Regency Centers Corporation (“Regency” or the “Company”) (NYSE: REG)
announced today the closing of its underwritten public offering of
2,875,000 shares of its common stock in connection with the forward sale
agreements described below, which included the underwriter’s full
exercise of its option to purchase up to 375,000 additional shares of
Regency’s common stock. The closing will result in approximately $193.8
million of gross proceeds (assuming each forward sale agreement is
physically settled based on the offer price to the public of $67.40, as
described more fully below), before any underwriting discount and
offering expenses.
The offering was made pursuant to the Company’s effective shelf
registration statement and prospectus filed by Regency with the
Securities and Exchange Commission. Wells Fargo Securities acted as sole
manager for the offering.
In connection with each of the offering of 2,500,000 shares of Regency’s
common stock announced on January 14, 2015, and the 375,000 additional
shares purchased by the underwriter, Regency has entered into a forward
sale agreement with an affiliate of Wells Fargo Securities, LLC (the
“Forward Purchaser”), under which Regency has agreed to sell to the
Forward Purchaser the same number of shares of Regency’s common stock
sold by an affiliate of the Forward Purchaser to the underwriter for
sale in the underwritten public offering (subject to Regency’s right to
elect cash settlement of each forward sale agreement).
In connection with the forward sale agreements, the Forward Purchaser
(or its affiliate) borrowed from third-party lenders and sold to the
underwriter 2,875,000 shares of the Company’s common stock at the close
of the offering.
Settlement of the forward sale agreements will occur on one or more
dates occurring no later than approximately 12 months after the date of
the prospectus supplement relating to the offering. Upon any physical
settlement of either forward sale agreement, the Company will issue and
deliver to the Forward Purchaser shares of the Company’s common stock in
exchange for cash proceeds per share, before any underwriting discount
and offering expenses, equal to the offer price to the public, which
will be $67.40 and will be subject to certain adjustments as provided in
the relevant forward sale agreement. The Company may, in certain
circumstances, elect cash settlement for all or a portion of its
obligations under each forward sale agreement.

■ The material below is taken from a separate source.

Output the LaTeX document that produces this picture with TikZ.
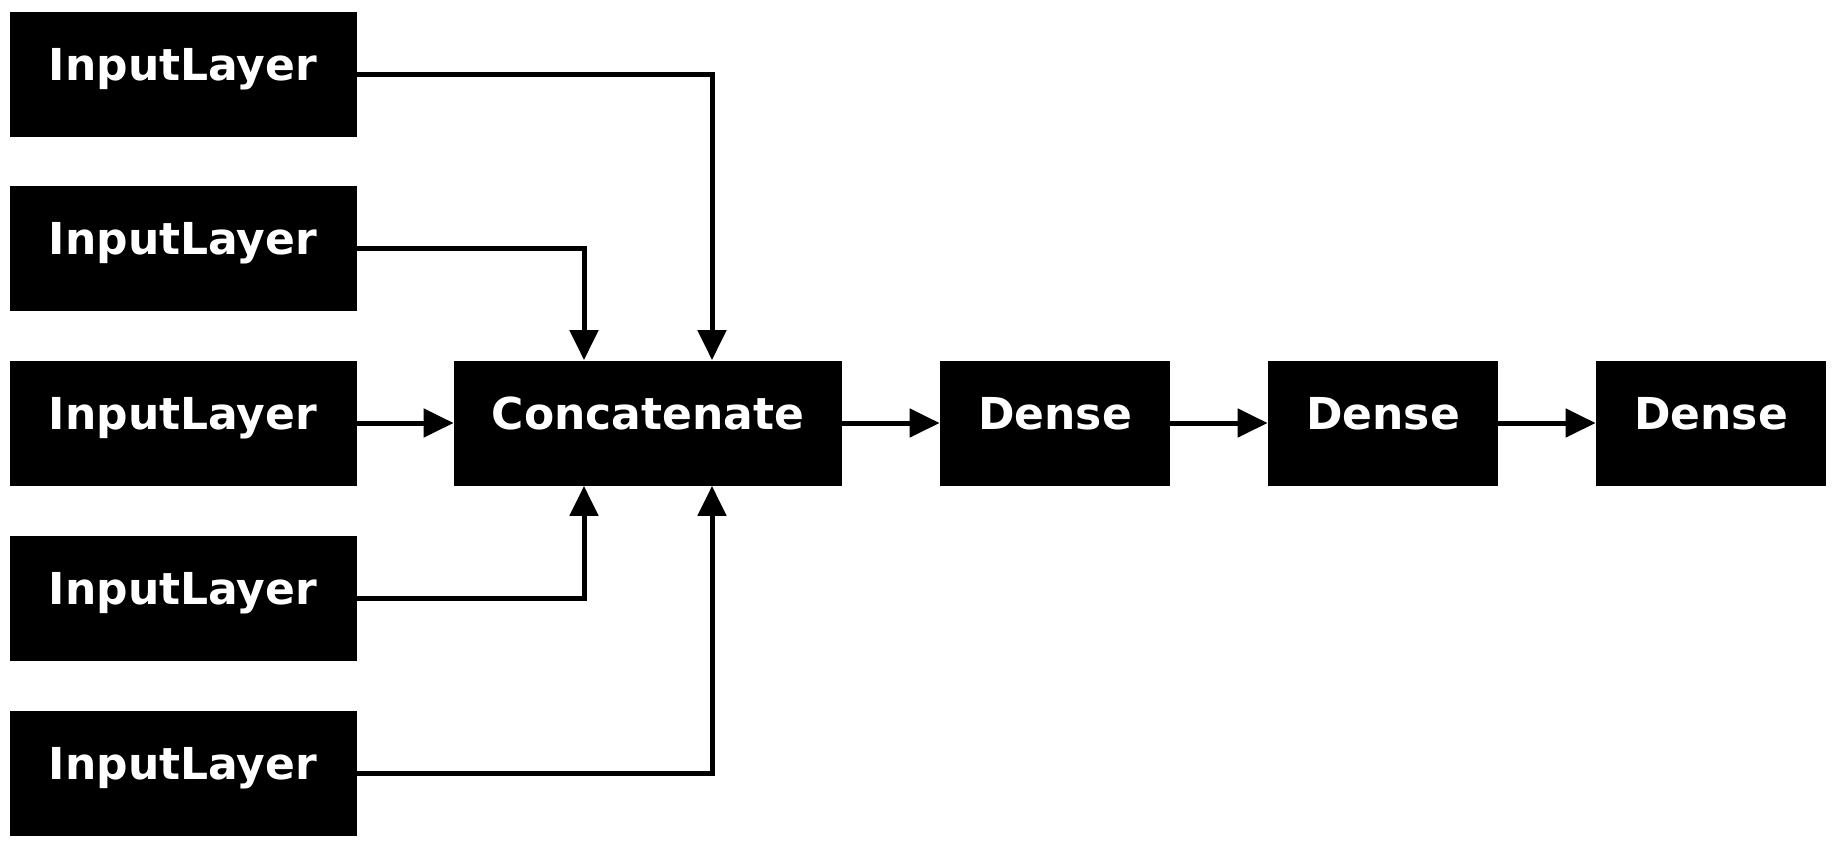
\documentclass[tikz,border=0pt]{standalone}
\usepackage{fontspec}
\setmainfont{DejaVu Sans}
\usetikzlibrary{calc}
\usetikzlibrary{arrows.meta}

\begin{document}
\begin{tikzpicture}[x=0.5pt,y=-0.5pt,
    layer/.style={fill=black,text=white,inner sep=0pt,minimum height=62.5pt,text height=16pt,text depth=9.8pt,font=\fontsize{22}{26}\selectfont\bfseries},
    link/.style={draw=black,line width=2.5pt,-{Triangle[length=15pt,width=14pt]}}]
    \fill[white] (0,0) rectangle (1836,847);
    \useasboundingbox (0,0) rectangle (1836,847);
    % input layers
    \foreach \i/\y in {1/74,2/248,3/423,4/598,5/773}
        \node[layer,minimum width=173.5pt] (in\i) at (183,\y) {InputLayer};
    \node[layer,minimum width=194pt] (cc) at (648,423) {Concatenate};
    \node[layer,minimum width=115pt] (d1) at (1055,423) {Dense};
    \node[layer,minimum width=115pt] (d2) at (1383,423) {Dense};
    \node[layer,minimum width=115pt] (d3) at (1711,423) {Dense};
    % edges
    \draw[link] (in1.east) -| ($(cc.north)+(64,0)$);
    \draw[link] (in2.east) -| ($(cc.north)+(-64,0)$);
    \draw[link] (in3.east) -- (cc.west);
    \draw[link] (in4.east) -| ($(cc.south)+(-64,0)$);
    \draw[link] (in5.east) -| ($(cc.south)+(64,0)$);
    \draw[link] (cc.east) -- (d1.west);
    \draw[link] (d1.east) -- (d2.west);
    \draw[link] (d2.east) -- (d3.west);
\end{tikzpicture}
\end{document}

The Company intends to use any net proceeds that it receives upon
settlement of either forward sale agreement described above or upon any
issuance and sale to the underwriter of shares of the Company’s common
stock in the offering to fund development and redevelopment activities,
fund potential acquisition opportunities, repay maturing debts, and/or
for general corporate purposes.
This news release does not constitute an offer to sell or a solicitation
of an offer to buy the securities described herein, nor shall there be
any sale of these securities in any state or jurisdiction in which such
an offer, solicitation or sale would be unlawful prior to registration
or qualification under the securities laws of any such jurisdiction. The
offering may be made only by means of a prospectus supplement and
related base prospectus.
To obtain a copy of the prospectus supplement and related base
prospectus for this offering, please contact Wells Fargo Securities,
Attention: Equity Syndicate Department, 375 Park Avenue, New York, New
York, 10152, at (800) 326-5897 or email a request to cmclientsupport@wellsfargo.com.
About Regency Centers Corporation (NYSE: REG)
With more than 50 years of experience, Regency is the preeminent
national owner, operator and developer of high-quality, grocery-anchored
neighborhood and community shopping centers. The Company’s portfolio of
322 retail properties encompasses over 43.1 million square feet located
in top markets throughout the United States, including co-investment
partnerships. Regency has developed 219 shopping centers since 2000,
representing an investment at completion of more than $3 billion.
Operating as a fully integrated real estate company, Regency is a
qualified real estate investment trust that is self-administered and
self-managed.
Forward-looking statements involve risks and uncertainties. Actual
future performance, outcomes and results may differ materially from
those expressed in forward-looking statements. Please refer to the
documents filed by Regency Centers Corporation with the SEC,
specifically the most recent reports on Forms 10-K and 10-Q, which
identify important risk factors which could cause actual results to
differ from those contained in the forward-looking statements.